Visa Inc has complained to the U.S. government that India's "informal and formal" promotion of domestic payments rival RuPay hurts the U.S. giant in a key market, memos seen by Reuters show.
In public Visa has downplayed concerns about the rise of RuPay, which has been supported by public lobbying from Prime Minister Narendra Modi that has included likening the use of local cards to national service.
But U.S. government memos show Visa raised concerns about a "level playing field" in India during an Aug. 9 meeting between U.S. Trade Representative (USTR) Katherine Tai and company executives, including CEO Alfred Kelly.
Mastercard Inc has raised similar concerns privately with the USTR. Reuters reported in 2018 that the company had lodged a protest with the USTR that Modi was using nationalism to promote the local network.
"Visa remains concerned about India's informal and formal policies that appear to favour the business of National Payments Corporation of India" (NPCI), the non-profit that runs RuPay, "over other domestic and foreign electronic payments companies," said a USTR memo prepared for Tai ahead of the meeting.
Visa, USTR, Modi's office and the NPCI did not respond to requests for comment.
Modi has promoted homegrown RuPay for years, posing a challenge to Visa and Mastercard in the fast-growing payments market. RuPay accounted for 63% of India's 952 million debit and credit cards as of November 2020, according to the most recent regulatory data on the company, up from just 15% in 2017.
Publicly, Kelly said in May that for years there was "a lot of concern" that the likes of RuPay could be "potentially problematic" for Visa, but he stressed that his company remained India's market leader.

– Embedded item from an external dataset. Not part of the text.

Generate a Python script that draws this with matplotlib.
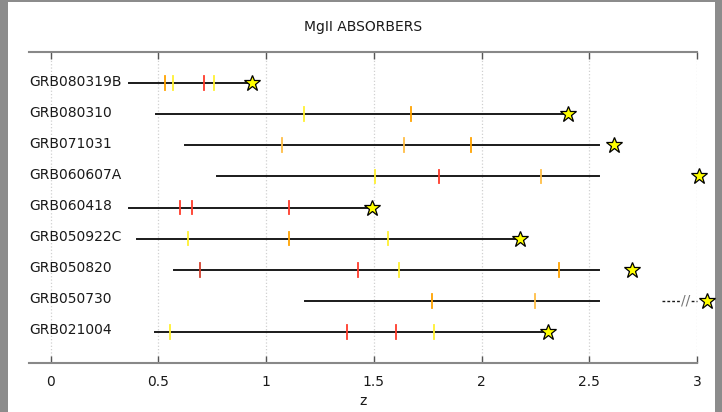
import matplotlib
matplotlib.use('Agg')
import matplotlib.pyplot as plt
from matplotlib.patches import Rectangle

# GRB sight lines, top to bottom
grb_names = ['GRB080319B', 'GRB080310', 'GRB071031', 'GRB060607A', 'GRB060418',
             'GRB050922C', 'GRB050820', 'GRB050730', 'GRB021004']
z_start = [0.366, 0.488, 0.626, 0.773, 0.365, 0.399, 0.573, 1.181, 0.485]
z_end = [0.937, 2.403, 2.547, 2.547, 1.493, 2.180, 2.547, 2.547, 2.307]
z_grb = [0.937, 2.403, 2.615, 3.009, 1.493, 2.180, 2.700, 3.046, 2.307]

# MgII absorbers along each sight line
abs_z = [
    [0.530, 0.566, 0.712, 0.760],
    [1.178, 1.671],
    [1.074, 1.640, 1.949],
    [1.508, 1.802, 2.275],
    [0.603, 0.657, 1.107],
    [0.638, 1.107, 1.567],
    [0.692, 1.427, 1.618, 2.358],
    [1.771, 2.250],
    [0.556, 1.377, 1.601, 1.780],
]
abs_kind = [
    ['orange', 'yellow', 'red', 'yellow'],
    ['yellow', 'orange'],
    ['light', 'light', 'orange'],
    ['yellow', 'red', 'light'],
    ['red', 'red', 'red'],
    ['yellow', 'orange', 'yellow'],
    ['dark', 'red', 'yellow', 'orange'],
    ['orange', 'light'],
    ['yellow', 'red', 'red', 'yellow'],
]
# GRB050730 lies beyond the break
break_start = 2.836
break_mark = 2.945

xticks = [0, 0.5, 1, 1.5, 2, 2.5, 3]
xtick_labels = ['0', '0.5', '1', '1.5', '2', '2.5', '3']

kind_colors = {'red': '#ff3a2a', 'dark': '#d2402e', 'orange': '#ffa200',
               'light': '#ffbe45', 'yellow': '#fff030'}

fig = plt.figure(figsize=(7.22, 4.12), dpi=100, facecolor='#8c8c8c')
fig.patches.append(Rectangle((8 / 722, 0), 707 / 722, 410 / 412, transform=fig.transFigure,
                             facecolor='white', edgecolor='none', zorder=-10))
ax = fig.add_axes([29 / 722, 49 / 412, 668 / 722, 311 / 412])
ax.set_facecolor('white')

n = len(grb_names)
for i, name in enumerate(grb_names):
    y = n - i
    ax.plot([z_start[i], z_end[i]], [y, y], color='#1a1a1a', lw=1.4, zorder=2)
    for z, k in zip(abs_z[i], abs_kind[i]):
        ax.plot([z, z], [y - 0.22, y + 0.22], color=kind_colors[k], lw=1.3, zorder=3)
    ax.plot(z_grb[i], y, marker='*', markersize=12, markerfacecolor='#ffff00',
            markeredgecolor='black', markeredgewidth=0.9, clip_on=False, zorder=5)
    ax.text(-0.1, y + 0.05, name, ha='left', va='center', fontsize=10, color='#1a1a1a')
    if name == 'GRB050730':
        ax.plot([break_start, 3.0], [y, y], color='#1a1a1a', lw=1.0, ls=(0, (2, 1.5)),
                clip_on=False, zorder=2)
        ax.text(break_mark, y, '//', ha='center', va='center', fontsize=10,
                color='#777777', zorder=4,
                bbox=dict(facecolor='white', edgecolor='none', pad=0.2))

ax.set_xlim(-0.1, 3.0)
ax.set_ylim(0, 10)
ax.set_xticks(xticks)
ax.set_xticklabels(xtick_labels, fontsize=10, color='#1a1a1a')
ax.set_yticks([])
ax.tick_params(axis='x', direction='in', top=True, bottom=True, length=5,
               color='#555555', width=1, pad=9)
ax.grid(axis='x', color='#d0d0d0', ls=':', lw=0.9)
for side in ['left', 'right']:
    ax.spines[side].set_visible(False)
for side in ['top', 'bottom']:
    ax.spines[side].set_color('#888888')
    ax.spines[side].set_linewidth(1.5)

ax.set_title('MgII ABSORBERS', fontsize=10, color='#1a1a1a', pad=15)
ax.set_xlabel('z', fontsize=10, color='#1a1a1a', labelpad=3)

fig.savefig('out.png', dpi=100, facecolor=fig.get_facecolor())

"That's going to be something we're going to continually deal with and have dealt with for years. So there's nothing new there," he told an industry event.
'NOT SO SUBTLE PRESSURE'
Modi, in a 2018 speech, portrayed the use of RuPay as patriotic, saying that since "everyone cannot go to the border to protect the country, we can use RuPay card to serve the nation."
When Visa raised its concerns during the USTR gathering on Aug. 9, it cited the Indian leader's "speech where he basically called on India to use RuPay as a show of service to the country," according to an email U.S. officials exchanged on the meeting's readout.
Finance Minister Nirmala Sitharaman said last year that "RuPay is the only card" banks should promote. The government has also promoted a RuPay-based card for public transportation payments.
While RuPay dominates the number of cards in India, most transactions still go through Visa and Mastercard as most RuPay cards were simply issued by banks under Modi's financial inclusion programme, industry sources say.
Visa told the U.S. government it was concerned India's "push to use transit cards linked to RuPay" and "the not so subtle pressure on banks to issue" RuPay cards, the USTR email showed.
Mastercard and Visa count India as a key growth market, but have been jolted by a 2018 central bank directive for them to store payments data "only in India" for "unfettered supervisory access".
Mastercard faces an indefinite ban on issuing new cards in India after the central bank said it was not complying with the 2018 rules. A USTR official privately called the Mastercard ban "draconian", Reuters reported in September.